On the digital event-based control for nonlinear time-delay systems with exogenous disturbances

Abstract

In this paper, the stabilization problem of nonlinear time-delay systems in presence of known exogenous disturbances and by means of quantized sampled-data event-based controllers is investigated. In particular, nonlinear systems with state delays are studied. Known exogenous disturbances affecting the plant dynamics are considered in order to address, for instance, tracking control problems commonly studied by considering the stabilization problem of the corresponding tracking error system in which the chosen reference signal appears as a known exogenous signal. The stabilization in the sample-and-hold sense theory is used as a tool to provide sufficient conditions for the existence of a suitably fast sampling and of an accurate quantization of the input/output channels such that: the quantized sampled-data implementation of continuous-time controllers, updated through a proposed event-based mechanism, guarantees the semi-global practical stability property, with arbitrarily small final target ball of the origin, of the related closed-loop system.

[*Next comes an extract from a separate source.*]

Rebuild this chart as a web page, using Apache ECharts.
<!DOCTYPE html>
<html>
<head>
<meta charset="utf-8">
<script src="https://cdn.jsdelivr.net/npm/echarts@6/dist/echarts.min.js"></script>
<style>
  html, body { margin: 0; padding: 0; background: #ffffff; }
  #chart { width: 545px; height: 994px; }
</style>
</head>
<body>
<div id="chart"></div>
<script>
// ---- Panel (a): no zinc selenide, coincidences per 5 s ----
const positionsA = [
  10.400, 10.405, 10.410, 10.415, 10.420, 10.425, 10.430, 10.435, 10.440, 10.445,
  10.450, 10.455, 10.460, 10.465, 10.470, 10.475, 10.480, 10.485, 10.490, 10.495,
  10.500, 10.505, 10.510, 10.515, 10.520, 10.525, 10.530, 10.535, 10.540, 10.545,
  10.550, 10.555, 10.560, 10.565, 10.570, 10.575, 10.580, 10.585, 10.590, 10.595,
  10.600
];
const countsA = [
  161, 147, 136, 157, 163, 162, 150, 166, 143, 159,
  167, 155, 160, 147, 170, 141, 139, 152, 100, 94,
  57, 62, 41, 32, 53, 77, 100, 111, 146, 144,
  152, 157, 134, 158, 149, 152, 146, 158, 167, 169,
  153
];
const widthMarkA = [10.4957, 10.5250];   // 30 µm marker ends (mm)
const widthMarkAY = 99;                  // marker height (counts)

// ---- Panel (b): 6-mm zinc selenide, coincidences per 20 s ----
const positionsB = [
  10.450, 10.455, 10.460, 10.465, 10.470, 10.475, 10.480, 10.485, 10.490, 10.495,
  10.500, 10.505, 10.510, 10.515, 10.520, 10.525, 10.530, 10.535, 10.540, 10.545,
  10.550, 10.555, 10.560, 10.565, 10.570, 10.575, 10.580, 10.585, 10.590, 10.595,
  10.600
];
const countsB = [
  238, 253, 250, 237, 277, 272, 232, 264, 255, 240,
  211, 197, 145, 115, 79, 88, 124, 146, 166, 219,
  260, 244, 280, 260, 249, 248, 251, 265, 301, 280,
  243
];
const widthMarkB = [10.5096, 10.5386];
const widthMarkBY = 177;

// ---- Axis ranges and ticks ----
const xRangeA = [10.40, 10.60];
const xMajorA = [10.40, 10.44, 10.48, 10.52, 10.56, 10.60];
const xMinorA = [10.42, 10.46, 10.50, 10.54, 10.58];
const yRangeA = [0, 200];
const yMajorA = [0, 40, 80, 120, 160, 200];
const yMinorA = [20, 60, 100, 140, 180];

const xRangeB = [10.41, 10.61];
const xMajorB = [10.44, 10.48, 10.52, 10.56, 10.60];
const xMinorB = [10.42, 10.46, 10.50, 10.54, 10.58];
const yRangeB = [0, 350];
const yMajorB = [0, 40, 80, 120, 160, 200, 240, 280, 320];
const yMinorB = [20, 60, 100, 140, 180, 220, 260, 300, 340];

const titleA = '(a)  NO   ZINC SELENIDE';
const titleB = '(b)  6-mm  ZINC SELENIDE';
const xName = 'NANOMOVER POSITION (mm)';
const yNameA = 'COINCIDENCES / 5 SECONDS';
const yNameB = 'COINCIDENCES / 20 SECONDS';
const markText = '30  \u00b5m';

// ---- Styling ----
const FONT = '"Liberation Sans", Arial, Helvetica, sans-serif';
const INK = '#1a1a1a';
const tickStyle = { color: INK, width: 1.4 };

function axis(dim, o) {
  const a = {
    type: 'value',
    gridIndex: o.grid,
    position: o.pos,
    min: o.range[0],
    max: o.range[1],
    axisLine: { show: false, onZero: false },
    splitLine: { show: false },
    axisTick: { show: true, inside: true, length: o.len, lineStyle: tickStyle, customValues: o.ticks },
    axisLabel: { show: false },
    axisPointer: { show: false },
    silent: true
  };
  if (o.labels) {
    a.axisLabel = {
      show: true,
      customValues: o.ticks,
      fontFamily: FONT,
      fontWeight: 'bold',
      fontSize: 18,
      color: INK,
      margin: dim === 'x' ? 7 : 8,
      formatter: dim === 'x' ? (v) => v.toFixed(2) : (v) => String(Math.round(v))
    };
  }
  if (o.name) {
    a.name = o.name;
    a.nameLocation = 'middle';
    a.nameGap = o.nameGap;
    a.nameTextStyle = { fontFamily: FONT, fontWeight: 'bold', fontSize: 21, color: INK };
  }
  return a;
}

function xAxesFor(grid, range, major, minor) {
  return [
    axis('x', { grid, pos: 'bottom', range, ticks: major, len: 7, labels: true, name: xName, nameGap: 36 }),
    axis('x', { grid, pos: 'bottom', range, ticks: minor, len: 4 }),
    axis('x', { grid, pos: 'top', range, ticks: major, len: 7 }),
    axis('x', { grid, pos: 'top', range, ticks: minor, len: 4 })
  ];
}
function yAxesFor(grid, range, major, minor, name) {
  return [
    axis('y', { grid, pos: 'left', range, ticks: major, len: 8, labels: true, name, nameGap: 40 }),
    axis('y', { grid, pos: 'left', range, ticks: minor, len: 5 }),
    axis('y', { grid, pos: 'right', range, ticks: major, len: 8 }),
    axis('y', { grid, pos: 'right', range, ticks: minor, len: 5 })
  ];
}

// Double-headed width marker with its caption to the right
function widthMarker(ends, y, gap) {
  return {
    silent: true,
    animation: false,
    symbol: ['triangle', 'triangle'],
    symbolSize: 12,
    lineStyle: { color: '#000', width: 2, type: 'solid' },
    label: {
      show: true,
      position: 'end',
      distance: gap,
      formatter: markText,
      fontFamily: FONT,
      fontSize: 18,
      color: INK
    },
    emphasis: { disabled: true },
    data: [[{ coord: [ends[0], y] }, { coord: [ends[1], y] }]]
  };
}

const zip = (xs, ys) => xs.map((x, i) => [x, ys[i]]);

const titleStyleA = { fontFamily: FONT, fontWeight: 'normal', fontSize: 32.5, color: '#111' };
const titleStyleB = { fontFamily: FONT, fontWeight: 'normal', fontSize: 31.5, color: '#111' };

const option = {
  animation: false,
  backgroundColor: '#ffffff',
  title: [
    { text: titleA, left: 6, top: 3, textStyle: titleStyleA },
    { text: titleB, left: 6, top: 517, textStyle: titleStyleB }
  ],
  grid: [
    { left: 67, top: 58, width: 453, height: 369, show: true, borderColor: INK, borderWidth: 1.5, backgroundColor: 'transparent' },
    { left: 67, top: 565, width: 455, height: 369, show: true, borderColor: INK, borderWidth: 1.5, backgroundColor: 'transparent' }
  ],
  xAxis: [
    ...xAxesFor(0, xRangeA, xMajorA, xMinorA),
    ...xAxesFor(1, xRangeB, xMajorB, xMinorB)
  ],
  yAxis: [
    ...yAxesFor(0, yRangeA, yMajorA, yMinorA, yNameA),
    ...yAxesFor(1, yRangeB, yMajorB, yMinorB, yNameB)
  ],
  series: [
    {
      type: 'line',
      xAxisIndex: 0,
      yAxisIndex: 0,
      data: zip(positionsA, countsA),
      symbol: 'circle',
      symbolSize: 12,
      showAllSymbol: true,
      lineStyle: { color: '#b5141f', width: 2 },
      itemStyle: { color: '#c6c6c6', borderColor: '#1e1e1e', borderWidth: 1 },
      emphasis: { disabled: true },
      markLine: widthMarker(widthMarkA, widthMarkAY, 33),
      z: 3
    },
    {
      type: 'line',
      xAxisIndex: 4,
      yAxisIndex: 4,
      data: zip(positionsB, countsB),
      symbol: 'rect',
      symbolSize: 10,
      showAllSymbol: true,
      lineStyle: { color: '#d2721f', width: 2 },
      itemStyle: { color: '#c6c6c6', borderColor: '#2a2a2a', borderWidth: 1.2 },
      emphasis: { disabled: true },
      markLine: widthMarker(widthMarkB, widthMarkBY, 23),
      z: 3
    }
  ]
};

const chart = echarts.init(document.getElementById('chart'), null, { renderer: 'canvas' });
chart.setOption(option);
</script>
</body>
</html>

A spline approximation methodology is used in order to: (i) cope with the problem of the possible non-availability in the buffer of suitable past values of the system variables needed for the digital implementation of the controller; (ii) consider approximations related to the hardware implementation of the signal describing the known exogenous disturbance (e.g., the chosen reference signal). The provided results include the case of non-uniform quantization of the input/output channels and the case of aperiodic sampling. Applications are presented in order to validate the results, one of which concerning a single-link flexible joint robot arm with time delays.